▶ [Data]:
-----
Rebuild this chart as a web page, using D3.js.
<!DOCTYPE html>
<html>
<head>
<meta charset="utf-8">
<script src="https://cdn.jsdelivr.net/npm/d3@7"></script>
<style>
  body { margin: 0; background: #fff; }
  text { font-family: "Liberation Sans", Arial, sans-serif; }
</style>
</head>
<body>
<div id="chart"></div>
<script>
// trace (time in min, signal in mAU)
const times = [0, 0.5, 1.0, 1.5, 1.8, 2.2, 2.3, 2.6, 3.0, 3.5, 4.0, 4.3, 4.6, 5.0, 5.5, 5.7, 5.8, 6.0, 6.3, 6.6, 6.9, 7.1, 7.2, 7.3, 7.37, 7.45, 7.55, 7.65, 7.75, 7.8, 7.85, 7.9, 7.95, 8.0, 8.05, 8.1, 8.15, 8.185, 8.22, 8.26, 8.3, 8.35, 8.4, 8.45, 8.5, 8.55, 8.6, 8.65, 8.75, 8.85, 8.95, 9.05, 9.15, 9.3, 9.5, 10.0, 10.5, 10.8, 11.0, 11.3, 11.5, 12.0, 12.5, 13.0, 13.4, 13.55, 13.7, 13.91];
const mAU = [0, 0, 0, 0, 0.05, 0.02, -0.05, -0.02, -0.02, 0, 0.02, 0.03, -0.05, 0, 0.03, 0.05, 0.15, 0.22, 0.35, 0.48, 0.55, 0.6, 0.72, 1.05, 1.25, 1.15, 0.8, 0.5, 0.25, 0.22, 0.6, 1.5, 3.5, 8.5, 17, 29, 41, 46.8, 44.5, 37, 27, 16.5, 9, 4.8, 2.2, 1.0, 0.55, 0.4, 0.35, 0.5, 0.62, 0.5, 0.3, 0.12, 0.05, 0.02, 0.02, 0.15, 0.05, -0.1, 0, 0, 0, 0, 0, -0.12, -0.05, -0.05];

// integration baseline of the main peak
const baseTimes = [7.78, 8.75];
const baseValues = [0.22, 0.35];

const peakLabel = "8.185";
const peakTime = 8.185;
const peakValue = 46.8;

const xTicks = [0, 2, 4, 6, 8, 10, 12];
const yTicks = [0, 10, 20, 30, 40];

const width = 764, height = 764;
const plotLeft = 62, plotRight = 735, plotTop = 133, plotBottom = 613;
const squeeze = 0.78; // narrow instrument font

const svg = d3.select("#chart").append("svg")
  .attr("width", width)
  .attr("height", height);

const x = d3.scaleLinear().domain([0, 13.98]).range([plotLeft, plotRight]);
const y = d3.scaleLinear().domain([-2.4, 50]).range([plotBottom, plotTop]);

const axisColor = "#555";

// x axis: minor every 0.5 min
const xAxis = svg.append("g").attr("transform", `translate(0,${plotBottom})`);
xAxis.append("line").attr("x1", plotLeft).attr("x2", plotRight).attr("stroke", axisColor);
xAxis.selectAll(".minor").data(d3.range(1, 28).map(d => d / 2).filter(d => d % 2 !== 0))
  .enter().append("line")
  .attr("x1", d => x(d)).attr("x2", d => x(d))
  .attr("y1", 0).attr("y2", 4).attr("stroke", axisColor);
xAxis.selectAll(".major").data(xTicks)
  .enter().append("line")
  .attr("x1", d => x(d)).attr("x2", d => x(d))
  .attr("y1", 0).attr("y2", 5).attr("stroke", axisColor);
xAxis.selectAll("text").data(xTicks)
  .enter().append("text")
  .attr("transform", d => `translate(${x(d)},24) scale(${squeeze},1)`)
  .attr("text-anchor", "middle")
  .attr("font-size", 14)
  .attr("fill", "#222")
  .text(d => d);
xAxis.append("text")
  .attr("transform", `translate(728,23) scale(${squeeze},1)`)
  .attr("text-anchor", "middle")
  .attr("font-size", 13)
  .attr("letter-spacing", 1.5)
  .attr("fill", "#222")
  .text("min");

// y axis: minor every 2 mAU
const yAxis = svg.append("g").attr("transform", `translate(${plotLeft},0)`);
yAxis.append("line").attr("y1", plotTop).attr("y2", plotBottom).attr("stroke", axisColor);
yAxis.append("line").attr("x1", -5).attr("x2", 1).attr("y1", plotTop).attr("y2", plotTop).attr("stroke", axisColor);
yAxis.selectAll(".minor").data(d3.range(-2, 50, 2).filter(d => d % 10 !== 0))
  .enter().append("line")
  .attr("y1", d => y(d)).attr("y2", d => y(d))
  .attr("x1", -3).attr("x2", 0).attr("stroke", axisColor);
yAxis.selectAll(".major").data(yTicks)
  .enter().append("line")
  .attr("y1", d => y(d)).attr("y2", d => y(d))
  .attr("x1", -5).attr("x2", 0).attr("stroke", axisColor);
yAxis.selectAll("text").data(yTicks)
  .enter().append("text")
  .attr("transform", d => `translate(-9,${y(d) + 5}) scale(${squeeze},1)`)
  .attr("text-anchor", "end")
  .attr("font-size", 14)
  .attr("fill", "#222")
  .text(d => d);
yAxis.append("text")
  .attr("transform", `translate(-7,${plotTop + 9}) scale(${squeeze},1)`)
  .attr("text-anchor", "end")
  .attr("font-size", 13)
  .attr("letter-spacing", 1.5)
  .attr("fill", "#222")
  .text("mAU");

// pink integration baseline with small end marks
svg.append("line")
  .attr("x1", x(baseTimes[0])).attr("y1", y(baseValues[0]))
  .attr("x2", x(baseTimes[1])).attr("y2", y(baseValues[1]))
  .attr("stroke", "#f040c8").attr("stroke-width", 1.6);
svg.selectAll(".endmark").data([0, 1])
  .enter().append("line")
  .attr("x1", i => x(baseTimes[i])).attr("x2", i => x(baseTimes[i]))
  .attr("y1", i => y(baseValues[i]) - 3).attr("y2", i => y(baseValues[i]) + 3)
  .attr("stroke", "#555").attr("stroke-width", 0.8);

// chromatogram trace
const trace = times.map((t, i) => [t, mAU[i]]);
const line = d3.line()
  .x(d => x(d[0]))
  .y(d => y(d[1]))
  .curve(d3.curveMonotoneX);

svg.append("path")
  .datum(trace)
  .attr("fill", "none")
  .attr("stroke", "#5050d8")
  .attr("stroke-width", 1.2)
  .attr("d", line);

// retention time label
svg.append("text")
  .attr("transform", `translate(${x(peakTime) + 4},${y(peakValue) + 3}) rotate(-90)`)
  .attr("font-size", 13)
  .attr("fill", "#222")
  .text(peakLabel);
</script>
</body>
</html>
-----
Output the whole listing above again, word for word.

Rebuild this chart as a web page, using D3.js.
<!DOCTYPE html>
<html>
<head>
<meta charset="utf-8">
<script src="https://cdn.jsdelivr.net/npm/d3@7"></script>
<style>
  body { margin: 0; background: #fff; }
  text { font-family: "Liberation Sans", Arial, sans-serif; }
</style>
</head>
<body>
<div id="chart"></div>
<script>
// trace (time in min, signal in mAU)
const times = [0, 0.5, 1.0, 1.5, 1.8, 2.2, 2.3, 2.6, 3.0, 3.5, 4.0, 4.3, 4.6, 5.0, 5.5, 5.7, 5.8, 6.0, 6.3, 6.6, 6.9, 7.1, 7.2, 7.3, 7.37, 7.45, 7.55, 7.65, 7.75, 7.8, 7.85, 7.9, 7.95, 8.0, 8.05, 8.1, 8.15, 8.185, 8.22, 8.26, 8.3, 8.35, 8.4, 8.45, 8.5, 8.55, 8.6, 8.65, 8.75, 8.85, 8.95, 9.05, 9.15, 9.3, 9.5, 10.0, 10.5, 10.8, 11.0, 11.3, 11.5, 12.0, 12.5, 13.0, 13.4, 13.55, 13.7, 13.91];
const mAU = [0, 0, 0, 0, 0.05, 0.02, -0.05, -0.02, -0.02, 0, 0.02, 0.03, -0.05, 0, 0.03, 0.05, 0.15, 0.22, 0.35, 0.48, 0.55, 0.6, 0.72, 1.05, 1.25, 1.15, 0.8, 0.5, 0.25, 0.22, 0.6, 1.5, 3.5, 8.5, 17, 29, 41, 46.8, 44.5, 37, 27, 16.5, 9, 4.8, 2.2, 1.0, 0.55, 0.4, 0.35, 0.5, 0.62, 0.5, 0.3, 0.12, 0.05, 0.02, 0.02, 0.15, 0.05, -0.1, 0, 0, 0, 0, 0, -0.12, -0.05, -0.05];

// integration baseline of the main peak
const baseTimes = [7.78, 8.75];
const baseValues = [0.22, 0.35];

const peakLabel = "8.185";
const peakTime = 8.185;
const peakValue = 46.8;

const xTicks = [0, 2, 4, 6, 8, 10, 12];
const yTicks = [0, 10, 20, 30, 40];

const width = 764, height = 764;
const plotLeft = 62, plotRight = 735, plotTop = 133, plotBottom = 613;
const squeeze = 0.78; // narrow instrument font

const svg = d3.select("#chart").append("svg")
  .attr("width", width)
  .attr("height", height);

const x = d3.scaleLinear().domain([0, 13.98]).range([plotLeft, plotRight]);
const y = d3.scaleLinear().domain([-2.4, 50]).range([plotBottom, plotTop]);

const axisColor = "#555";

// x axis: minor every 0.5 min
const xAxis = svg.append("g").attr("transform", `translate(0,${plotBottom})`);
xAxis.append("line").attr("x1", plotLeft).attr("x2", plotRight).attr("stroke", axisColor);
xAxis.selectAll(".minor").data(d3.range(1, 28).map(d => d / 2).filter(d => d % 2 !== 0))
  .enter().append("line")
  .attr("x1", d => x(d)).attr("x2", d => x(d))
  .attr("y1", 0).attr("y2", 4).attr("stroke", axisColor);
xAxis.selectAll(".major").data(xTicks)
  .enter().append("line")
  .attr("x1", d => x(d)).attr("x2", d => x(d))
  .attr("y1", 0).attr("y2", 5).attr("stroke", axisColor);
xAxis.selectAll("text").data(xTicks)
  .enter().append("text")
  .attr("transform", d => `translate(${x(d)},24) scale(${squeeze},1)`)
  .attr("text-anchor", "middle")
  .attr("font-size", 14)
  .attr("fill", "#222")
  .text(d => d);
xAxis.append("text")
  .attr("transform", `translate(728,23) scale(${squeeze},1)`)
  .attr("text-anchor", "middle")
  .attr("font-size", 13)
  .attr("letter-spacing", 1.5)
  .attr("fill", "#222")
  .text("min");

// y axis: minor every 2 mAU
const yAxis = svg.append("g").attr("transform", `translate(${plotLeft},0)`);
yAxis.append("line").attr("y1", plotTop).attr("y2", plotBottom).attr("stroke", axisColor);
yAxis.append("line").attr("x1", -5).attr("x2", 1).attr("y1", plotTop).attr("y2", plotTop).attr("stroke", axisColor);
yAxis.selectAll(".minor").data(d3.range(-2, 50, 2).filter(d => d % 10 !== 0))
  .enter().append("line")
  .attr("y1", d => y(d)).attr("y2", d => y(d))
  .attr("x1", -3).attr("x2", 0).attr("stroke", axisColor);
yAxis.selectAll(".major").data(yTicks)
  .enter().append("line")
  .attr("y1", d => y(d)).attr("y2", d => y(d))
  .attr("x1", -5).attr("x2", 0).attr("stroke", axisColor);
yAxis.selectAll("text").data(yTicks)
  .enter().append("text")
  .attr("transform", d => `translate(-9,${y(d) + 5}) scale(${squeeze},1)`)
  .attr("text-anchor", "end")
  .attr("font-size", 14)
  .attr("fill", "#222")
  .text(d => d);
yAxis.append("text")
  .attr("transform", `translate(-7,${plotTop + 9}) scale(${squeeze},1)`)
  .attr("text-anchor", "end")
  .attr("font-size", 13)
  .attr("letter-spacing", 1.5)
  .attr("fill", "#222")
  .text("mAU");

// pink integration baseline with small end marks
svg.append("line")
  .attr("x1", x(baseTimes[0])).attr("y1", y(baseValues[0]))
  .attr("x2", x(baseTimes[1])).attr("y2", y(baseValues[1]))
  .attr("stroke", "#f040c8").attr("stroke-width", 1.6);
svg.selectAll(".endmark").data([0, 1])
  .enter().append("line")
  .attr("x1", i => x(baseTimes[i])).attr("x2", i => x(baseTimes[i]))
  .attr("y1", i => y(baseValues[i]) - 3).attr("y2", i => y(baseValues[i]) + 3)
  .attr("stroke", "#555").attr("stroke-width", 0.8);

// chromatogram trace
const trace = times.map((t, i) => [t, mAU[i]]);
const line = d3.line()
  .x(d => x(d[0]))
  .y(d => y(d[1]))
  .curve(d3.curveMonotoneX);

svg.append("path")
  .datum(trace)
  .attr("fill", "none")
  .attr("stroke", "#5050d8")
  .attr("stroke-width", 1.2)
  .attr("d", line);

// retention time label
svg.append("text")
  .attr("transform", `translate(${x(peakTime) + 4},${y(peakValue) + 3}) rotate(-90)`)
  .attr("font-size", 13)
  .attr("fill", "#222")
  .text(peakLabel);
</script>
</body>
</html>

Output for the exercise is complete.